Optimize Blog - July 3, 2014 - 0 comments

Statistics consistently reinforce that the biggest challenge in today’s customer facing business environments is employee training. The reality is that losing customers because of bad contact experiences negatively impacts the organization’s bottom line. What can you do? How do you justify the training expenditure?
Research has been making a case for how spending in human performance areas such as training, translates into bottom line growth. The research has identified some interesting results. First, in the area of recruitment, training opportunities were among the top three criteria people considered when deciding where they want to work (the others are the opportunity for advancement and a good benefits package).
In the area of productivity, as a result of training, employees are on average 17% more productive, have 20% higher performance levels relative to their peer group and stay with the company 14% longer. In this area of retention, employees who have access to great training programs are more than 2 times more likely to expect to be with the company in 2 years’ time and more than 6 times more likely to think that the company is a ‘great place to work’. They also consider that they are more likely to think they are fairly compensated.
So what about those negative Customer Service Experiences? How many of you know (and track) what percentage of your customer contacts are actually bad experiences? Hopefully, you do know the number, and they’re in the low single digits.
If you know your percentage of bad experiences, put a dollar amount on that and then total it out for the year. We think that you’ll be very surprised at the amount of lost revenue. Now if you have a 1% improvement, as a result of a training initiative for example, the amount of recovered revenue (and customers) could be transformational.
We all know that first contact resolution (one and done) is the #1 driver for customer satisfaction with best practices reported at 86%. However, if your company has even attained that 86%, this means that 14% of your customers are contacting you more than once to resolve their issues. Repeat calls are costly not only to your operations but they negatively impact customer satisfaction, and ultimately, customer loyalty.
How do you define first call resolution? And how do you—if you do—calculate it? Research shows that there is no common measuring method. However, what gets measured gets managed, and what gets managed gets better.
In a recent study (Ascent Group) more than 90% of companies measuring first call resolution reported improvement in their performance. Another study ( reported a dramatic fall in call volume—identifying that a minimum of 20% of all calls were repeat calls from customers needing an answer or help they didn’t get the first time that contact was made. Further, that the absence of first contact resolution was found to account for a minimum of 30% of a contact center’s operational costs.

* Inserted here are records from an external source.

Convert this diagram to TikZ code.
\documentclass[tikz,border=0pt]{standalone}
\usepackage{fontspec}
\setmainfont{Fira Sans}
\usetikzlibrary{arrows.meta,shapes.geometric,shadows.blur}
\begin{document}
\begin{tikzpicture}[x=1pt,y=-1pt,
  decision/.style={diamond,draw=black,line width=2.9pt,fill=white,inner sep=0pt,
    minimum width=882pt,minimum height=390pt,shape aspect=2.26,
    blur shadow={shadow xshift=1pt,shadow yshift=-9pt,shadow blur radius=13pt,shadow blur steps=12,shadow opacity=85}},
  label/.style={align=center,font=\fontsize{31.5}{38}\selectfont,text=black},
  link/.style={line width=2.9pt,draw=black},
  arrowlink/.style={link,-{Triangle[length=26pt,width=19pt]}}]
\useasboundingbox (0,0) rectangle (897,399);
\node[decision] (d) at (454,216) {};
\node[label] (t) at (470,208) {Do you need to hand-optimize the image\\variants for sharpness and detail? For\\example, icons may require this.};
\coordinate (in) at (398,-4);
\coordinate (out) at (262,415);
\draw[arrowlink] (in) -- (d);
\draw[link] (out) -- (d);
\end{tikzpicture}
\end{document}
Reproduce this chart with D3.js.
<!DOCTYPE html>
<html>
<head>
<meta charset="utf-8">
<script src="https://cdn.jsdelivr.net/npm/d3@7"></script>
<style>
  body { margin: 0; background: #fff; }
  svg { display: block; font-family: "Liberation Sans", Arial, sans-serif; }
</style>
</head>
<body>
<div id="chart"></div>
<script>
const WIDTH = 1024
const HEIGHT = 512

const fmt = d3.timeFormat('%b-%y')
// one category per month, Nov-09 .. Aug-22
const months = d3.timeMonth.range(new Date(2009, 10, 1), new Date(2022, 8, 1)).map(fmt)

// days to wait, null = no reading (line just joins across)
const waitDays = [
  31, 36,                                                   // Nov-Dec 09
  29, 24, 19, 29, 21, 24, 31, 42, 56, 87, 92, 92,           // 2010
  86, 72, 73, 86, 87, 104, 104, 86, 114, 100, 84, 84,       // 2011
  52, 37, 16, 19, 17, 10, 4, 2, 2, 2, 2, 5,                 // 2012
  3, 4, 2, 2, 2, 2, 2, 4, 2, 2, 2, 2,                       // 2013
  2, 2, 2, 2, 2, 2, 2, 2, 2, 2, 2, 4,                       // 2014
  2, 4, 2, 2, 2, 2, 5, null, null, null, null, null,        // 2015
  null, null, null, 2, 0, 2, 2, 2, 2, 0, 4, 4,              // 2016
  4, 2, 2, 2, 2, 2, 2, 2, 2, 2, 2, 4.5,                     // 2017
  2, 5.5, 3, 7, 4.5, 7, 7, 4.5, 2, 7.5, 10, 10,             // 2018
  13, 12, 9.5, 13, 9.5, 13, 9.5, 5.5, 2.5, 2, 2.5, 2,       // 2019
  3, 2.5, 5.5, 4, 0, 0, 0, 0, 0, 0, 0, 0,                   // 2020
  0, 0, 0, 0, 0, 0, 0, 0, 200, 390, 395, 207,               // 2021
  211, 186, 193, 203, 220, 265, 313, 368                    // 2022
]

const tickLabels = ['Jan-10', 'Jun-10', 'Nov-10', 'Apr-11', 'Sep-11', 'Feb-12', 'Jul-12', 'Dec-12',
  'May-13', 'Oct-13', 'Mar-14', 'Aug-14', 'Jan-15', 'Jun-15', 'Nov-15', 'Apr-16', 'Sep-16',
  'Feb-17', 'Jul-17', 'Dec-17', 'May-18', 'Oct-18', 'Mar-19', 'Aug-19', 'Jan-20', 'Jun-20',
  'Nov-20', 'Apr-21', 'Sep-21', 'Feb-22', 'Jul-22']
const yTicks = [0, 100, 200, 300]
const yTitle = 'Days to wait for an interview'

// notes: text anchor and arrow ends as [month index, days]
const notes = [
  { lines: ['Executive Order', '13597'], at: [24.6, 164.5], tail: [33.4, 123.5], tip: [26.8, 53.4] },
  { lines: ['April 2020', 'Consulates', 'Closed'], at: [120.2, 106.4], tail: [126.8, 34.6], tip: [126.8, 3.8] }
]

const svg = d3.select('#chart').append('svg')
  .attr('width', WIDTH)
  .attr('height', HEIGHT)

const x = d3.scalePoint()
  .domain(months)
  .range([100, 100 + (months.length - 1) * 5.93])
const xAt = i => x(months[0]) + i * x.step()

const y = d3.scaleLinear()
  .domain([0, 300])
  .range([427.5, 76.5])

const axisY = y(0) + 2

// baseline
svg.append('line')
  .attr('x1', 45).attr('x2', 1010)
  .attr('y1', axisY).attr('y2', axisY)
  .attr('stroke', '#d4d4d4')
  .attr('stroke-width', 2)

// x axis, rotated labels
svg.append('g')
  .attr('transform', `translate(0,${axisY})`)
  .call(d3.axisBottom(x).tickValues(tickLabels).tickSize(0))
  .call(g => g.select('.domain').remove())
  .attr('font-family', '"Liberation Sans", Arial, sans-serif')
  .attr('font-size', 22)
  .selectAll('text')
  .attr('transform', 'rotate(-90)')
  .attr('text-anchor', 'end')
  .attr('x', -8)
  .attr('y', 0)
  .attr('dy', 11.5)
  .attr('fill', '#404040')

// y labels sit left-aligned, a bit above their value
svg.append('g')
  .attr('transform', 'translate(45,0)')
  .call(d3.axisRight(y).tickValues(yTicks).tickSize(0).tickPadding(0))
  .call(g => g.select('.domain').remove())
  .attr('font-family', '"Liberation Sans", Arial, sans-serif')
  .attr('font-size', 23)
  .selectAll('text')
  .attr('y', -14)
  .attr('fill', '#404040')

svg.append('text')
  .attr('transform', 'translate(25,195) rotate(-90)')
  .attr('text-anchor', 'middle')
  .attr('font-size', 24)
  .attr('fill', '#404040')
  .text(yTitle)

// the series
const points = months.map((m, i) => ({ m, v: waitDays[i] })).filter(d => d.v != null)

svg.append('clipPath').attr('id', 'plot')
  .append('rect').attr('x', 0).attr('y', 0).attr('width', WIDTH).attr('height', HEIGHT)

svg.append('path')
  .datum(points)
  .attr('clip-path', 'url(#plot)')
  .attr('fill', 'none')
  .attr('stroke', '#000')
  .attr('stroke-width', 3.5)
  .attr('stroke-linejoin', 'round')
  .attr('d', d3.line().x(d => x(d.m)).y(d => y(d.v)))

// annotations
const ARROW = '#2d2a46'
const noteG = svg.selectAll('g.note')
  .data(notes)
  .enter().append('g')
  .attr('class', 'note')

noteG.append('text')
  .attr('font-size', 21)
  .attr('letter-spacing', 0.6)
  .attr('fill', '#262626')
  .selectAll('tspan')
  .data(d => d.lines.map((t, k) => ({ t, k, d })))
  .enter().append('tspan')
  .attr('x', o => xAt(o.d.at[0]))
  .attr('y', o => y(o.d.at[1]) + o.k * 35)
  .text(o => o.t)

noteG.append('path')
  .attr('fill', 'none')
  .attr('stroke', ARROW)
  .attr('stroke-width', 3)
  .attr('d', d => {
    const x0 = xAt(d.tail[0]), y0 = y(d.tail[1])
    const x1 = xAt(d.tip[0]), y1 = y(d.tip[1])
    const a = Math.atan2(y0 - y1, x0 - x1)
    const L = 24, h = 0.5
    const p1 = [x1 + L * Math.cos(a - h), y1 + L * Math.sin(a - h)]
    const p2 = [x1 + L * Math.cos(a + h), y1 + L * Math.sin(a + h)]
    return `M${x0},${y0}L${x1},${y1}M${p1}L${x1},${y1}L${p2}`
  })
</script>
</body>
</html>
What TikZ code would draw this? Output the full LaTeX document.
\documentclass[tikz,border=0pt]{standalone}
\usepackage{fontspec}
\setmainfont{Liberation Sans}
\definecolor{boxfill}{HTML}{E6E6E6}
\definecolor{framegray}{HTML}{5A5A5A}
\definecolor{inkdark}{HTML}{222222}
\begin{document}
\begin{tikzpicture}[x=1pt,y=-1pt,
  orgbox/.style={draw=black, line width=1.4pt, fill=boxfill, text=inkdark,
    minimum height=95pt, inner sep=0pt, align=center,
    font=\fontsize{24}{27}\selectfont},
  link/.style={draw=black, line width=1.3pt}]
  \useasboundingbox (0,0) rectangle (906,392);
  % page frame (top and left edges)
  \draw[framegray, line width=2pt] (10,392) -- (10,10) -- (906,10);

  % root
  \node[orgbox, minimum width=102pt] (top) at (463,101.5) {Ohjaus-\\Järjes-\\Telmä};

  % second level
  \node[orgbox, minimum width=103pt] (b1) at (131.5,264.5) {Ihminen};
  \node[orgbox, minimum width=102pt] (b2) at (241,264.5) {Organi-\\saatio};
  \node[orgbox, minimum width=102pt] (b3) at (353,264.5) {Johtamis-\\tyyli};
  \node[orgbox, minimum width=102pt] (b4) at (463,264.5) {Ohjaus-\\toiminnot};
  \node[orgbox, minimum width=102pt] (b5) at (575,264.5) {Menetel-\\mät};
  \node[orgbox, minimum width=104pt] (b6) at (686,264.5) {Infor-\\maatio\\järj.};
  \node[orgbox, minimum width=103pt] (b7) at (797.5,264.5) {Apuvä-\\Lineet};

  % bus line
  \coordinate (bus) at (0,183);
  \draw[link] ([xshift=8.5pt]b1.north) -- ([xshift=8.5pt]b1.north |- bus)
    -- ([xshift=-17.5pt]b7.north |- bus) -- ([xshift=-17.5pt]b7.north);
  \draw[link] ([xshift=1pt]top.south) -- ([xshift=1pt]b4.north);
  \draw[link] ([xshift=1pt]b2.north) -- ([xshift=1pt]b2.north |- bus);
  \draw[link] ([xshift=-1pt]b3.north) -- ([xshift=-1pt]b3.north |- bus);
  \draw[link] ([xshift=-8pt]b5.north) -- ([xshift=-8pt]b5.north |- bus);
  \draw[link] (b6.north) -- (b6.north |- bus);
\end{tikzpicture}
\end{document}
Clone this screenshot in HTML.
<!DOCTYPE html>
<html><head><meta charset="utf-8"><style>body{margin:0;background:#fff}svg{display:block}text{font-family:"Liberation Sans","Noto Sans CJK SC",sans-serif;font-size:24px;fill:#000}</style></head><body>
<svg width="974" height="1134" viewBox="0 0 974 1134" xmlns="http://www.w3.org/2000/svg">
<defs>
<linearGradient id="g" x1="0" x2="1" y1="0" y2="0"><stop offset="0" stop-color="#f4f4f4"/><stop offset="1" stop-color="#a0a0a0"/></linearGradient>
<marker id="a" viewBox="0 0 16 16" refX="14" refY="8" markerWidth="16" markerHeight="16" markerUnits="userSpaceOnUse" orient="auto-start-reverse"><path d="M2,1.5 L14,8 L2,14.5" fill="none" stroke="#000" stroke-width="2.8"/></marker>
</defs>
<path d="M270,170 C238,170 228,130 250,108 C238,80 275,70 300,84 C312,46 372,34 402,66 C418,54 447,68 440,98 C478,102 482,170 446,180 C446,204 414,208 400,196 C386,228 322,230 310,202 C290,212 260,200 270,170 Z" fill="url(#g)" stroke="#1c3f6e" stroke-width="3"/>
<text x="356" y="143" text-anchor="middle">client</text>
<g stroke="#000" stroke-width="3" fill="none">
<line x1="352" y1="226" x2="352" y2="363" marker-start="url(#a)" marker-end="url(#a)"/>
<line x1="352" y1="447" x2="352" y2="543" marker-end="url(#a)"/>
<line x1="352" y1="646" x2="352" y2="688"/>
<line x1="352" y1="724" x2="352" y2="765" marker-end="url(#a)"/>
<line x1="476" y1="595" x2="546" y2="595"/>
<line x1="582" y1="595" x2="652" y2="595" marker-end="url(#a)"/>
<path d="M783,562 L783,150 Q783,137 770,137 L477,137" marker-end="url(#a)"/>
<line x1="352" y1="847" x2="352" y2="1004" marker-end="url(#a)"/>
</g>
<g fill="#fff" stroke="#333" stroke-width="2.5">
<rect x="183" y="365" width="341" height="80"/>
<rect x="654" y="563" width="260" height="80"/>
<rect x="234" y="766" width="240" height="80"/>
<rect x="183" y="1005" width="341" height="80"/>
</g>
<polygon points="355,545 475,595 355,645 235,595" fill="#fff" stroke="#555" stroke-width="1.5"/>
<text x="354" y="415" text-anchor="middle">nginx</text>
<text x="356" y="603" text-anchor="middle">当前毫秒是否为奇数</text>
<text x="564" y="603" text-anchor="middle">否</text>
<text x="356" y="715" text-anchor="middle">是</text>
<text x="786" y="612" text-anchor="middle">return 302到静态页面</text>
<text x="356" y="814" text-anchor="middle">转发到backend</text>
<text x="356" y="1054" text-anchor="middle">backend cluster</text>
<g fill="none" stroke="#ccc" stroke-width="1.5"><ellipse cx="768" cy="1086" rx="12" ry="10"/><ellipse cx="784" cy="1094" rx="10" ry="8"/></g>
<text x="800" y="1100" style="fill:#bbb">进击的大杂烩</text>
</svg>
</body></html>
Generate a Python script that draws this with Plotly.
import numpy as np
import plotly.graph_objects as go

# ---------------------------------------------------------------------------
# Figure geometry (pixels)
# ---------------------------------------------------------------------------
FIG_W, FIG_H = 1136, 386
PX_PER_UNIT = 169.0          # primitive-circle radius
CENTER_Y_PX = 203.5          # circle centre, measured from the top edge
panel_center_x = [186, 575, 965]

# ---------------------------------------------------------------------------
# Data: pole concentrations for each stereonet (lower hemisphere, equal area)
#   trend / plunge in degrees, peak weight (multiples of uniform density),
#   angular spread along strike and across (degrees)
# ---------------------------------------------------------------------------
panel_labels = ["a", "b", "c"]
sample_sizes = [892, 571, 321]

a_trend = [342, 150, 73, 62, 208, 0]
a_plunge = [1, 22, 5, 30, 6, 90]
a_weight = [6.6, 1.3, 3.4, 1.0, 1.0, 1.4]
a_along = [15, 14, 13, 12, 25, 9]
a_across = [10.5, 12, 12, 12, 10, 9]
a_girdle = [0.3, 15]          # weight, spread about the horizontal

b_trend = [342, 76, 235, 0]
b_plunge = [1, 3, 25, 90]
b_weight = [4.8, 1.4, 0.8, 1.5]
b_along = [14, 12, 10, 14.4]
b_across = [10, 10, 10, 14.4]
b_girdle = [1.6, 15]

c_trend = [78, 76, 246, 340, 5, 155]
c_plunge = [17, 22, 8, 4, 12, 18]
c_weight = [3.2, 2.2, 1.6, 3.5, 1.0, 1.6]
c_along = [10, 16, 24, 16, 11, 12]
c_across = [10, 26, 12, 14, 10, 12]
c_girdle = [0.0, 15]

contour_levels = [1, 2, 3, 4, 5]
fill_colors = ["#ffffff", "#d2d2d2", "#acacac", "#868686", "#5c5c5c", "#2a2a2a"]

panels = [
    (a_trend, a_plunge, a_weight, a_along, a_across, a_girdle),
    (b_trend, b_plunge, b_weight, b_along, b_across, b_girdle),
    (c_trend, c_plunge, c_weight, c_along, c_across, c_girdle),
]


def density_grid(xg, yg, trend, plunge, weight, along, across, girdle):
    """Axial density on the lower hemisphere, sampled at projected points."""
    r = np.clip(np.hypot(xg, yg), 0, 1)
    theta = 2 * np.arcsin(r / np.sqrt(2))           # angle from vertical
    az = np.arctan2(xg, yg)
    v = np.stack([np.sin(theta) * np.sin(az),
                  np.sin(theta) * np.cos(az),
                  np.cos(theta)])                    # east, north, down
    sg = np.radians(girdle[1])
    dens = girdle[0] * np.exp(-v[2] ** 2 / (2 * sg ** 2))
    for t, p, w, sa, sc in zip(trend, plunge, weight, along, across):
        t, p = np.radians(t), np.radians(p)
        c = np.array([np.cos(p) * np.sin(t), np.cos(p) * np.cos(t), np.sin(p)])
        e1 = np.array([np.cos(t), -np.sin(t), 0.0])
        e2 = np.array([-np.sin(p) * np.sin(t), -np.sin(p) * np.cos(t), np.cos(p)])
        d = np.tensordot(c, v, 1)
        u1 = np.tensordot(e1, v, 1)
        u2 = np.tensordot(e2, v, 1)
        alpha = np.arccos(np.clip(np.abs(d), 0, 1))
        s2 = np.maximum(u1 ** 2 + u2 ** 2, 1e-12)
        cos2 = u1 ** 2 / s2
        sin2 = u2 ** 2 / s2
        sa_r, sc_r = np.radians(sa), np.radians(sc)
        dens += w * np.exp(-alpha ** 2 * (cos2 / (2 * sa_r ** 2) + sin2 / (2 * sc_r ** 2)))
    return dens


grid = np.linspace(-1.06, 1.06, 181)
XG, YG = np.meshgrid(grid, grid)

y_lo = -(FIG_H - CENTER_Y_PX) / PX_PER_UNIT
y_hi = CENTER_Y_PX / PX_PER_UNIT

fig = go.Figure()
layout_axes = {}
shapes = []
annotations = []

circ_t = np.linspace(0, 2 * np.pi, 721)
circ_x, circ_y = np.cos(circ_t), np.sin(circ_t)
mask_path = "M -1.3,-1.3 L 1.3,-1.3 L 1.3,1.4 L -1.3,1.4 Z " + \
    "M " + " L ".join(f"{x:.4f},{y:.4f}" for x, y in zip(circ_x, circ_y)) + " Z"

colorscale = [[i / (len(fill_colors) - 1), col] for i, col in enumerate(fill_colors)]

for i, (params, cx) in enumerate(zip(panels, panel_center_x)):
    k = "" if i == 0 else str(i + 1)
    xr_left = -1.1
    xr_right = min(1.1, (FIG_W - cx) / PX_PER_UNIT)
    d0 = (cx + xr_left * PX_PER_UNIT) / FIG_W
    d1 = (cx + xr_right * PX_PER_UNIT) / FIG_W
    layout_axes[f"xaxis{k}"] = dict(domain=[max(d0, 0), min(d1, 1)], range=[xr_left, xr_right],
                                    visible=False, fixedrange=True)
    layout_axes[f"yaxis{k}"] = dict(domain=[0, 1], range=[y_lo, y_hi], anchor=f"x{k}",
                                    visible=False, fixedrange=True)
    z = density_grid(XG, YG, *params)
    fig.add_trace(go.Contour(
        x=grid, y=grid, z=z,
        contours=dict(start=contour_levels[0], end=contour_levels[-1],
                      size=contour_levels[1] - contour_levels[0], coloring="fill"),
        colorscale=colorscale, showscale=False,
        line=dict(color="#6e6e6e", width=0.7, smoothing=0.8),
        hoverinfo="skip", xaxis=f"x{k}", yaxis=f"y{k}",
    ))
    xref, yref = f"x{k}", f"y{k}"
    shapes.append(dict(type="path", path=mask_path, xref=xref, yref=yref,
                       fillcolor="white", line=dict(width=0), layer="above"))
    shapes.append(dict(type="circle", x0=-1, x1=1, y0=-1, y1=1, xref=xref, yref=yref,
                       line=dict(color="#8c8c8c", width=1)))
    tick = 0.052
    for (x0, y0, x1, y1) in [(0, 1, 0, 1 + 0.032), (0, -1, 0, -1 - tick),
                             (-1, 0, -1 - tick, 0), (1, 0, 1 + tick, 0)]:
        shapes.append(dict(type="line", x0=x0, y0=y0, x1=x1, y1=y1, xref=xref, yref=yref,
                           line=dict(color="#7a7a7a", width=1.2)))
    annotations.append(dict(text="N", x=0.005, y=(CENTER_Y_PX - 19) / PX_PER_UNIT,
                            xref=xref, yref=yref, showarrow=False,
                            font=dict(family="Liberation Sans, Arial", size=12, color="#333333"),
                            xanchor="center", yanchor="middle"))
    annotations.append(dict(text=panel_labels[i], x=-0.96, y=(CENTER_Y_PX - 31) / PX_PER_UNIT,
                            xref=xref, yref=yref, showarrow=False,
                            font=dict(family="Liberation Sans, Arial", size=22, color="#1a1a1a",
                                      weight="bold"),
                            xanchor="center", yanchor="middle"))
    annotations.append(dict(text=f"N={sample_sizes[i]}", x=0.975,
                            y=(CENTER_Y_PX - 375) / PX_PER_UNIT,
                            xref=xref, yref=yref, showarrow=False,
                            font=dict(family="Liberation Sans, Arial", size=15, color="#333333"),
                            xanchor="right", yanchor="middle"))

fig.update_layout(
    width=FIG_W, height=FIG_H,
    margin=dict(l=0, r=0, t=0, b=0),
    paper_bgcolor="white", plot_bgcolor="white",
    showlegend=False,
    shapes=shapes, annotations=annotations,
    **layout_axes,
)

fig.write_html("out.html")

The bottom line is that the organization needs to invest in its people. They need to have the leadership, training, tools, and the authority to get their job done right the first time. After all, it is the front line employees that are the interface who handle customer issues. One of the foremost methods to boost customer satisfaction—and improve first contact resolution—is to consistently train your employees in world class customer service skills.
As the old Chinese proverb states, “The man who cannot smile shouldn’t open a shop”.